Students learn knowledge, skills, and attitudes every term, but it’s not isolated facts or skills that are most important for learning within Buranakan. Essential to their learning process is choosing topics that students see as grounded in their own lives. As knowledge deepens, a motivation expands to keep learning more about elements of the systems they are studying, which students come to realize is not separate from their own lives. As one student explained, “the learning process allows students to be more understanding about the topic.The topics we are learning are in our life so they can impact our feelings.” Thus, the value (meaning), the feelings, and the closeness of the topic to their own lives are considered vital to the learning process.

Challenges of Facilitating Buranakan

As we explored the case of Teacher Mod working with Grade 9 students, the facilitation of Buranakan sometimes looked easy. However, teachers need to overcome a variety of challenges to engage students in deep learning about the real-world problems they are exploring. According to Cru Pu who has worked for about two decades as a Buranakan teacher and who mentors secondary school teachers, Buranakan teachers must develop:

  1. An openness and adaptability beyond their own field, a love of inquiry,  exchanging ideas with students. Teachers need to learn new things, and continually teach themselves in relation to their society.
  2. An understanding of students: Each teacher should be a person who students see as trustworthy, who they can depend on for advice, openness for listening to their concerns, while knowing how to help students to focus on content or societal issues that are the lesson plans.
  3. A capacity for organizing, categorizing information from a wide variety of primary and secondary sources for learning with students about complex problems. Buranakan teachers learn to see widely so that when students come up with ideas outside of the learning objectives, the teachers can bring them back from their starting point to realize what they’re missing.
Challenges of Facilitating Buranakan

As we explored the case of Teacher Mod working with Grade 9 students, the facilitation of Buranakan sometimes looked easy. However, teachers need to overcome a variety of challenges to engage students in deep learning about the real-world problems they are exploring. According to Cru Pu who has worked for about two decades as a Buranakan teacher and who mentors secondary school teachers, Buranakan teachers must develop:

  1. An openness and adaptability beyond their own field, a love of inquiry,  exchanging ideas with students. Teachers need to learn new things, and continually teach themselves in relation to their society.
  2. An understanding of students: Each teacher should be a person who students see as trustworthy, who they can depend on for advice, openness for listening to their concerns, while knowing how to help students to focus on content or societal issues that are the lesson plans.

A capacity for organizing, categorizing information from a wide variety of primary and secondary sources for learning with students about complex problems. Buranakan teachers learn to see widely so that when students come up with ideas outside of the learning objectives, the teachers can bring them back from their starting point to realize what they’re missing.
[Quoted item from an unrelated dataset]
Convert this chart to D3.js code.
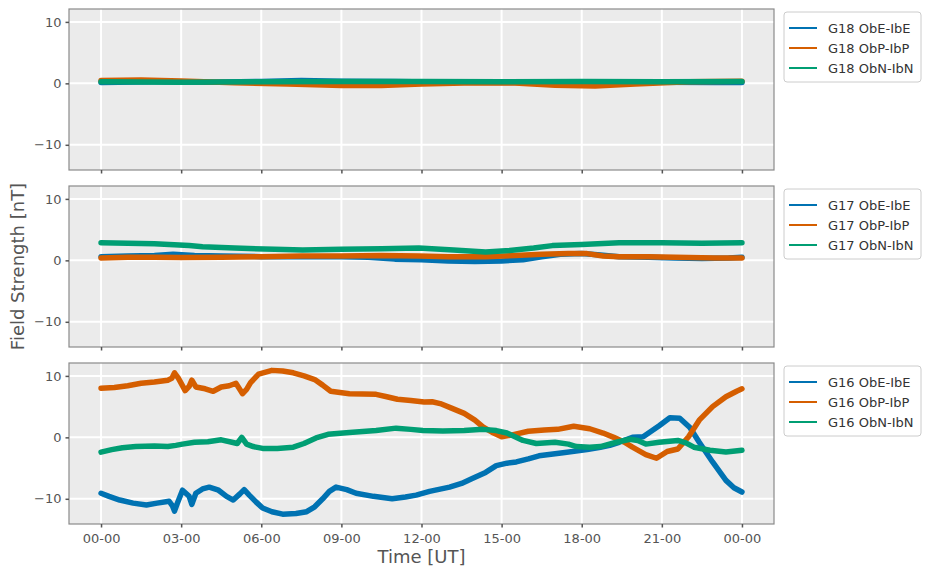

Depending on the need for it, teachers may speak with students about issues and topics from the front of the classroom, in a style more resembling traditional education.

 

Seating arrangements change according to the purpose of each activity. Sometimes fishbowls or U-shaped formations work best for the purposes

One of the Roong Aroon School directors, Sakunee Boonyabancha (Cru Jiew is her Thai nickname) has also worked closely with Buranakan teachers for over two decades. According to Cru Jiew, another big challenge is that teachers must be willing and able to change their own thoughts and behaviors. For example, connected with the Grade 9 curricula, many factors contribute to regional problems with ocean waste and other environmental changes that involve both human factors as well as natural factors. Teachers must develop an awareness of these interlinked factors along with a capacity for seeing their own impacts too. When they really understand and see their own impact, their behaviors will change as well. So, before they can teach any systemic Buranakan topic well, the teachers must understand deeply and see its value in tandem with their own responsibility, of how their own actions matter to the larger system.

On a related note, teachers must learn to design activities so that their students can feel what the teacher felt. This is important because teachers must learn to use their own learning experiences for guiding students, to understand the learning process. This allows them to set the appropriate tone and necessary target objectives for guiding students to find the value of each lesson, to help students reflect on the connections between their experiences and their learning.